Bill Gallagher, the President of Solar-Fit and host of the Solar-Fit Renewable Energy Show, interviewed the team lead of the EcoEagles, the team taking part in the EcoCAR 2 Competition at Embry-Riddle Aeronautical University (ERAU). Chester Rowe II is the team lead for the EcoEagles and a Masters student at ERAU. Listeners as far as Czechoslovakia listened to the broadcast about ERAU’s EcoEagles.
The host, Gallagher, told the team he “really want to get into the nuts and bolts of this thing.” Rowe went on to explain that the 15 schools in the EcoCAR 2 competition are given a 2013 Chevrolet Malibu to modify. They are responsible for removing the powertrain and any other parts that won’t be used and replacing them with custom-made parts. Last semester, students – some of which had never disassembled a vehicle – worked together to remove the powertrain in only a week’s time.
The EcoEagles’ car has a Series Plug-in Hybrid Electric Vehicle (PHEV) architecture. The car uses electricity and B20 biodiesel – 20% processed vegetable oil, 80% diesel fuel. However, the throttle has no direct link to the diesel engine; the B20 biodiesel is only used to power a generator within the vehicle. And as long as the car is driven within the 35 to 40-mile range of the battery pack, there is no need to use the biodiesel, which means zero emissions.
“It’s really amazing how much technology is going into this battery pack,” said Rowe. The battery pack is just under 300 volts and each pack has its own circuit board. By looking at the controls, we can tell the voltage of each cell in the six modules. He goes on to say that it was humorous to watch how excited the students were to cut the hole in the trunk – after removing the gas tank, of course – to install the battery pack. A 220-volt car will charge in about 5 hours when using a standard charger.
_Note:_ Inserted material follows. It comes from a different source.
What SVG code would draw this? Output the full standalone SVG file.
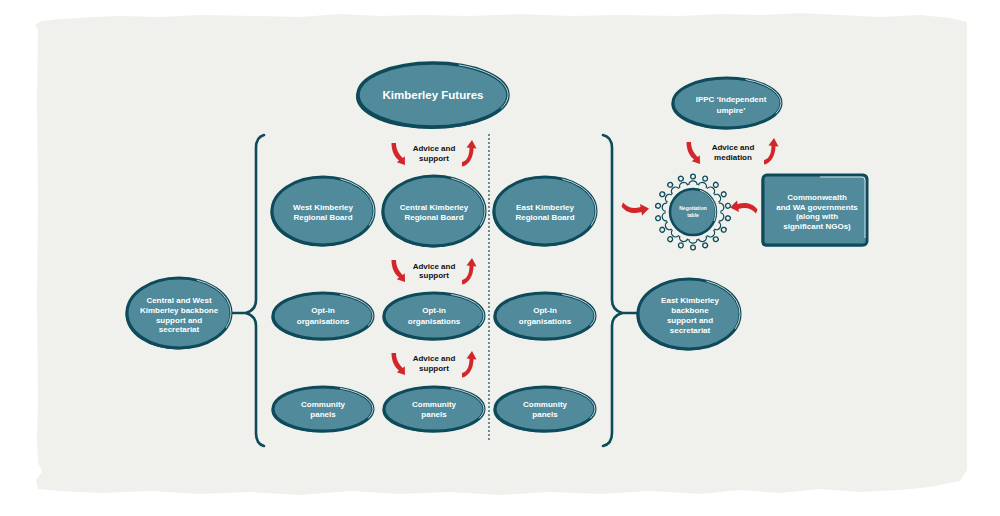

Although many believe that a gasoline-powered engine will always outperform an electric motor, an electric motor of comparable size actually has more torque than an internal combustion engine. An electric motor’s initial acceleration is greater than an internal combustion engine. The top speed will be about 80 mph, which is more than enough for everyday use.
Not having an internal combustion engine causes some unexpected problems. A main issue was air conditioning, which is usually belt-driven from the internal combustion engine. To prevent any possible problem, GM donated an electric compressor to ERAU to make sure there is always air conditioning in the car.
The lack of an alternator also poses a problem. Many electric cars today still have a low-voltage system that is charged by an alternator. In our design, there is no alternator at all; instead, we use an auxiliary power module, or APM, that takes the 300-volt battery charge and converts it to a lower voltage to charge the system for us.
Solar-Fit was able to attend the Board of Visitor’s meeting at ERAU a few days before and took a tour of the Green Garage. Gallagher was fascinated by the engineering capabilities of the school and the extent of the operations done by the students in the green garage.
Rowe broke down the organization of the EcoCAR 2 team, describing each sub-team and their responsibilities. He emphasized that the purpose of participating in the EcoCAR 2 competition is “not only to build an awesome car, but also to provide a learning experience for the students.”
“It’s really amazing what this team has done,” remarked Rowe. He further stated that there are great faculty advisors and bright and dedicated students working on this project.
In addition to talking about EcoCAR 2, Rowe gave an overview of the different tracks of the Mechanical Engineering program, the Baja team, and the SAE Formula Hybrid competition.
When Gallagher concluded the show, he had one thing to say: “This is our future, folks.”